On June 5, 2009, WBGH and WIVT announced there would be a consolidation of news operations with WETM after Newport Television made across the board cuts. WBNG reported all but two people from the news staff and all production personnel for the news department would be terminated. The Press & Sun-Bulletin later identified the two personnel remaining as news director Jim Ehmke and news anchor Peter Quinn but also said fifteen other members of the original 28 person staff, including non-news personnel, would remain based in Binghamton. The two stations would continue to be locally operated and maintain engineer staff at the studios on Ingraham Hill Road. WBGH and WIVT then began simulcasting WETM's newscasts with only regional weather coverage of the Eastern Twin Tiers.
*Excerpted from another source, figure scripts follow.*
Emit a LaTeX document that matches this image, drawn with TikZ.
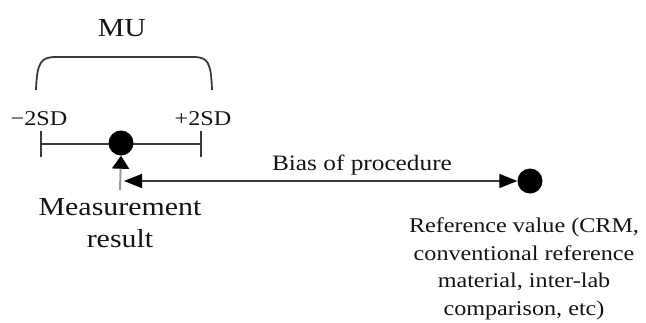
\documentclass[tikz,border=0pt]{standalone}
\usepackage{fontspec}
\setmainfont{Liberation Serif}[FakeStretch=1.15]
\usetikzlibrary{arrows.meta}
\definecolor{ln}{HTML}{3A3A3A}
\definecolor{txt}{HTML}{141414}
\begin{document}
\begin{tikzpicture}[x=1pt,y=-1pt,
  lbl/.style={text=txt,inner sep=0pt,anchor=base},
  bar/.style={draw=ln,line width=1.8pt},
  dotn/.style={circle,fill=black,inner sep=0pt,minimum size=25pt}]
\useasboundingbox (0,0) rectangle (646,322);
% MU brace
\node[lbl,font=\fontsize{26}{30}\selectfont] (mu) at (122,36) {MU};
\coordinate (bl) at (36,90);
\coordinate (br) at (212,90);
\draw[draw=ln,line width=1.8pt] (bl) .. controls (37,62) and (41,57) .. (56,57) -- (193,57) .. controls (208,57) and (211,62) .. (br);
% SD labels
\node[lbl,font=\fontsize{21}{25}\selectfont] (msd) at (39,125) {−2SD};
\node[lbl,font=\fontsize{21}{25}\selectfont] (psd) at (203,125) {+2SD};
% range bar
\coordinate (l) at (41,144);
\coordinate (r) at (201,144);
\draw[bar] (l) -- (r);
\draw[bar] ([yshift=-13pt]l) -- ([yshift=13pt]l);
\draw[bar] ([yshift=-13pt]r) -- ([yshift=13pt]r);
\node[dotn] (m) at (121,143) {};
% measurement result
\node[lbl,font=\fontsize{26}{32}\selectfont] (mr1) at (120,215) {Measurement};
\node[lbl,font=\fontsize{26}{32}\selectfont] (mr2) at (120,247) {result};
\coordinate (up) at (120,190);
\draw[draw=gray!80,line width=2pt,-{Triangle[length=13pt,width=17pt,color=black]}] (up) -- (m.south);
% reference value
\node[dotn] (ref) at (530,181) {};
\coordinate (ls) at (124,181);
\draw[draw=ln,line width=1.6pt,{Triangle[length=18pt,width=14pt,color=black]}-{Triangle[length=18pt,width=14pt,color=black]}] (ls) -- (ref.west);
\node[lbl,font=\fontsize{22}{26}\selectfont] (bias) at (362,170) {Bias of procedure};
\begin{scope}[every node/.style={lbl,font=\fontsize{21}{27}\selectfont}]
\node (r1) at (524,232) {Reference value (CRM,};
\node (r2) at (524,260) {conventional reference};
\node (r3) at (524,287) {material, inter-lab};
\node (r4) at (524,315) {comparison, etc)};
\end{scope}
\end{tikzpicture}
\end{document}
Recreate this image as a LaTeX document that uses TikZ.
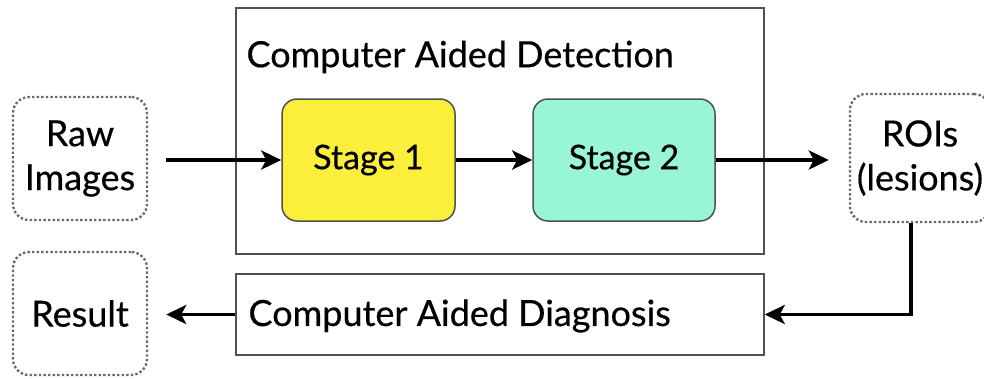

A separate newscast specifically focusing on the Binghamton area was brought back to WBGH and WIVT on June 28, 2009, through a simulcast on both stations. This effort originally consisted of a 6 p.m. weeknight newscast entirely produced from WETM's studios in Elmira. Eventually, production of the news and sports portions of the broadcast shifted back to the Ingraham Hill Road facility. These segments are recorded earlier in the day (usually by 5 o'clock) and feature locally based photojournalists in Binghamton. A repeat of the 6 o'clock newscast at 11 was subsequently added to the schedules of WBGH and WIVT. During the broadcast, WSYR-TV in Syracuse provides a local weather forecast (featuring rotating meteorologists) that is also recorded in advance. Soon after adding the hyper-local Binghamton news, WIVT ceased simulcasting WETM's newscasts making the taped weeknight newscast the only local news shown on the station. However, WBGH continued to air WETM's weekend 11 p.m. newscast until some point in late 2013.

==Technical information==

===Subchannel===

Subchannel of WBGH-CD
| Channel | Res. | Short name | Programming |
|---|---|---|---|
| 20.1 | 720p | WBGH-CD | NBC |

===Analog-to-digital conversion===
WBGH shut down its analog signal, over UHF channel 20, in August 2015, and "flash cut" its digital signal into operation on UHF channel 20.